Records excerpted from a collection:
== == ==
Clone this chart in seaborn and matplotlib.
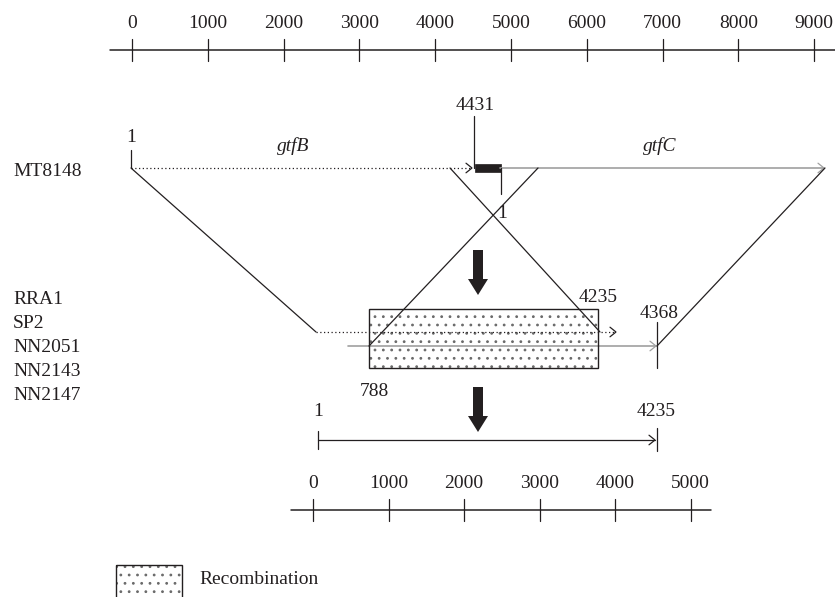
import matplotlib
matplotlib.use("Agg")
import matplotlib.pyplot as plt
from matplotlib.patches import Rectangle, FancyArrow
import numpy as np
import pandas as pd
import seaborn as sns

# ---------------- data ----------------
top_ticks = [0, 1000, 2000, 3000, 4000, 5000, 6000, 7000, 8000, 9000]
bottom_ticks = [0, 1000, 2000, 3000, 4000, 5000]
parent_strain = ["MT8148"]
recombinant_strains = ["RRA1", "SP2", "NN2051", "NN2143", "NN2147"]
gene_names = ["gtfB", "gtfC"]
gtfB_start, gtfB_end = 1, 4431
gtfC_start = 1
recomb_start, recomb_end = 788, 4235
gtfC_end = 4368
hybrid_start, hybrid_end = 1, 4235
legend_label = "Recombination"

# ---------------- style ----------------
sns.set_theme(style="white")
plt.rcParams["font.family"] = ["Liberation Serif", "DejaVu Serif"]
plt.rcParams["hatch.linewidth"] = 0.8
INK = "#231f20"
GREY = "#a0a0a0"
DOT = "#6a6a6a"
FS = 14
LW = 0.9

fig = plt.figure(figsize=(8.35, 5.97), dpi=100)
ax = fig.add_axes([0, 0, 1, 1])
ax.set_xlim(0, 835)
ax.set_ylim(597, 0)
ax.axis("off")


def scale(ax, ticks, x0, px_per_1000, y, xmin, xmax):
    xs = [x0 + t / 1000.0 * px_per_1000 for t in ticks]
    sns.lineplot(x=[xmin, xmax], y=[y, y], ax=ax, color=INK, lw=1.1,
                 estimator=None, sort=False)
    for t, x in zip(ticks, xs):
        ax.plot([x, x], [y - 11, y + 11], color=INK, lw=LW)
        ax.text(x, y - 27, f"{t}", ha="center", va="center", fontsize=FS, color=INK)


def chevron(ax, x, y, color, size=6):
    ax.plot([x - size, x, x - size], [y - size * 0.8, y, y + size * 0.8],
            color=color, lw=LW, solid_joinstyle="miter")


def dotted_box(ax, x, y, w, h, lw=1.0):
    ax.add_patch(Rectangle((x, y), w, h, facecolor="white", edgecolor=DOT,
                           hatch="..", lw=0, zorder=1))
    ax.add_patch(Rectangle((x, y), w, h, facecolor="none", edgecolor=INK,
                           lw=lw, zorder=3))


# top scale
scale(ax, top_ticks, 132, 75.8, 50, 110, 835)

# MT8148 row
ax.text(13, 172, parent_strain[0], ha="left", va="center", fontsize=FS, color=INK)
ax.text(131, 138, f"{gtfB_start}", ha="center", va="center", fontsize=FS, color=INK)
ax.plot([131, 131], [150, 168], color=INK, lw=LW)
ax.plot([131, 472], [168, 168], color=INK, lw=LW, ls=(0, (1, 2)))
chevron(ax, 472, 168, INK)
ax.plot([500, 824], [168, 168], color=GREY, lw=1.2)
chevron(ax, 824, 168, GREY)
ax.text(293, 146, gene_names[0], ha="center", va="center", fontsize=FS,
        style="italic", color=INK)
ax.text(660, 146, gene_names[1], ha="center", va="center", fontsize=FS,
        style="italic", color=INK)
ax.text(475, 105, f"{gtfB_end}", ha="center", va="center", fontsize=FS, color=INK)
ax.plot([474, 474], [116, 168], color=INK, lw=LW)
ax.add_patch(Rectangle((475, 164), 26, 8, facecolor=INK, edgecolor=INK, lw=0.5))
ax.plot([501, 501], [168, 194], color=INK, lw=LW)
ax.text(502, 213, f"{gtfC_start}", ha="center", va="center", fontsize=FS, color=INK)

# crossing lines
ax.plot([131, 316], [168, 332], color=INK, lw=LW, zorder=4)
ax.plot([450, 600], [168, 332], color=INK, lw=LW, zorder=4)
ax.plot([538, 369], [168, 346], color=INK, lw=LW, zorder=4)
ax.plot([825, 657], [168, 346], color=INK, lw=LW, zorder=4)

# big arrows
for yy in (250, 387):
    ax.add_patch(FancyArrow(478, yy, 0, 45, width=10, head_width=20,
                            head_length=16, length_includes_head=True,
                            color=INK, lw=0))

# recombinant strains
for i, s in enumerate(recombinant_strains):
    ax.text(13, 300 + 24 * i, s, ha="left", va="center", fontsize=FS, color=INK)

dotted_box(ax, 369, 309, 229, 59)
ax.plot([316, 616], [332, 332], color=INK, lw=LW, ls=(0, (1, 2)), zorder=2)
chevron(ax, 616, 332, INK)
ax.plot([348, 656], [346, 346], color=GREY, lw=1.2, zorder=2)
chevron(ax, 656, 346, GREY)
ax.plot([657, 657], [322, 368], color=INK, lw=LW)
ax.text(598, 298, f"{recomb_end}", ha="center", va="center", fontsize=FS, color=INK)
ax.text(659, 313, f"{gtfC_end}", ha="center", va="center", fontsize=FS, color=INK)
ax.text(374, 392, f"{recomb_start}", ha="center", va="center", fontsize=FS, color=INK)

# hybrid gene
ax.text(318, 411, f"{hybrid_start}", ha="center", va="center", fontsize=FS, color=INK)
ax.text(656, 411, f"{hybrid_end}", ha="center", va="center", fontsize=FS, color=INK)
ax.plot([318, 318], [431, 449], color=INK, lw=LW)
ax.plot([318, 655], [440, 440], color=INK, lw=LW)
chevron(ax, 655, 440, INK)
ax.plot([657, 657], [428, 451], color=INK, lw=LW)

# bottom scale
scale(ax, bottom_ticks, 313, 75.5, 510, 291, 711)

# legend
dotted_box(ax, 116, 565, 66, 40)
ax.text(199, 579, legend_label, ha="left", va="center", fontsize=FS, color=INK)

fig.savefig("out.png", dpi=100)
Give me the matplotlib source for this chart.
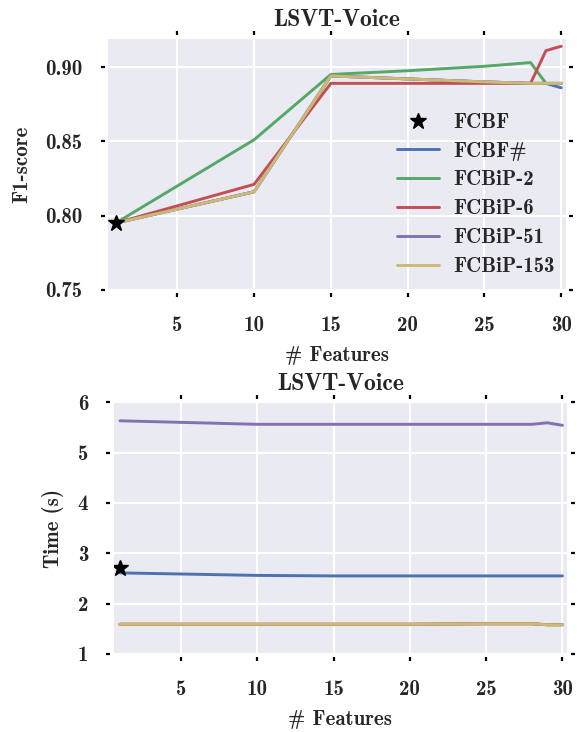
import matplotlib
matplotlib.use("Agg")
import matplotlib.pyplot as plt
import seaborn as sns

sns.set_style("darkgrid")
plt.rcParams['font.family'] = ['cmb10', 'DejaVu Serif']
plt.rcParams['axes.formatter.use_mathtext'] = False
plt.rcParams['grid.linewidth'] = 1.5

# datos
features = [1, 10, 15, 20, 25, 28, 29, 30]
fcbf_x = [1]
fcbf_f1 = [0.795]
fcbf_time = [2.71]

f1_fcbfsharp = [0.795, 0.816, 0.894, 0.892, 0.890, 0.889, 0.889, 0.886]
f1_fcbip2 = [0.795, 0.851, 0.895, 0.8975, 0.9005, 0.903, 0.889, 0.889]
f1_fcbip6 = [0.795, 0.821, 0.889, 0.889, 0.889, 0.889, 0.911, 0.914]
f1_fcbip51 = [0.795, 0.816, 0.894, 0.892, 0.890, 0.889, 0.889, 0.889]
f1_fcbip153 = [0.795, 0.816, 0.894, 0.892, 0.890, 0.889, 0.889, 0.889]

t_fcbfsharp = [2.61, 2.56, 2.55, 2.55, 2.55, 2.55, 2.55, 2.55]
t_fcbip2 = [1.59, 1.59, 1.59, 1.59, 1.60, 1.60, 1.58, 1.58]
t_fcbip6 = [1.59, 1.59, 1.59, 1.59, 1.60, 1.60, 1.58, 1.58]
t_fcbip51 = [5.63, 5.56, 5.56, 5.56, 5.56, 5.56, 5.59, 5.54]
t_fcbip153 = [1.59, 1.59, 1.59, 1.59, 1.60, 1.60, 1.58, 1.58]

nombres = ["FCBF#", "FCBiP-2", "FCBiP-6", "FCBiP-51", "FCBiP-153"]
colores = ["#4C72B0", "#55A868", "#C44E52", "#8172B2", "#CCB974"]
f1_series = [f1_fcbfsharp, f1_fcbip2, f1_fcbip6, f1_fcbip51, f1_fcbip153]
t_series = [t_fcbfsharp, t_fcbip2, t_fcbip6, t_fcbip51, t_fcbip153]

fig = plt.figure(figsize=(5.81, 7.32), dpi=100)
ax1 = fig.add_axes([0.186, 0.604, 0.788, 0.343])
ax2 = fig.add_axes([0.196, 0.1066, 0.780, 0.344])


def estilo(ax):
    for s in ax.spines.values():
        s.set_visible(False)
        s.set_position(("outward", 2.5))
    ax.tick_params(axis="both", which="major", direction="out", length=3, width=1.6,
                   color="black", top=True, right=True, bottom=True, left=True,
                   labeltop=False, labelright=False, pad=13, labelsize=15)
    ax.set_xticks([5, 10, 15, 20, 25, 30])
    ax.set_xlabel("# Features", fontsize=15, labelpad=8)
    ax.set_title("LSVT-Voice", fontsize=17, pad=9)


# F1
ax1.plot(fcbf_x, fcbf_f1, "*", color="black", markersize=12, label="FCBF", zorder=5)
for serie, nombre, color in zip(f1_series, nombres, colores):
    ax1.plot(features, serie, color=color, lw=2.1, label=nombre)
ax1.set_xlim(0.5, 30.3)
ax1.set_ylim(0.75, 0.919)
ax1.set_yticks([0.75, 0.80, 0.85, 0.90])
ax1.set_yticklabels(["0.75", "0.80", "0.85", "0.90"])
ax1.set_ylabel("F1-score", fontsize=15, labelpad=10)
estilo(ax1)
ax1.legend(loc="upper left", bbox_to_anchor=(0.631, 0.705), frameon=False,
           borderpad=0, borderaxespad=0, handlelength=2, handletextpad=0.7,
           labelspacing=0.47, numpoints=1, fontsize=15)

# Tiempo
ax2.plot(fcbf_x, fcbf_time, "*", color="black", markersize=12, label="FCBF", zorder=5)
for serie, nombre, color in zip(t_series, nombres, colores):
    ax2.plot(features, serie, color=color, lw=2.1, label=nombre)
ax2.set_xlim(0.6, 30.3)
ax2.set_ylim(1, 6)
ax2.set_yticks([1, 2, 3, 4, 5, 6])
ax2.set_ylabel("Time (s)", fontsize=15, labelpad=10)
estilo(ax2)

fig.savefig("out.png", dpi=100)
== == ==
Each line that holds the string "chart" counts once; give the total and nothing else.

- [Correct answer]: 2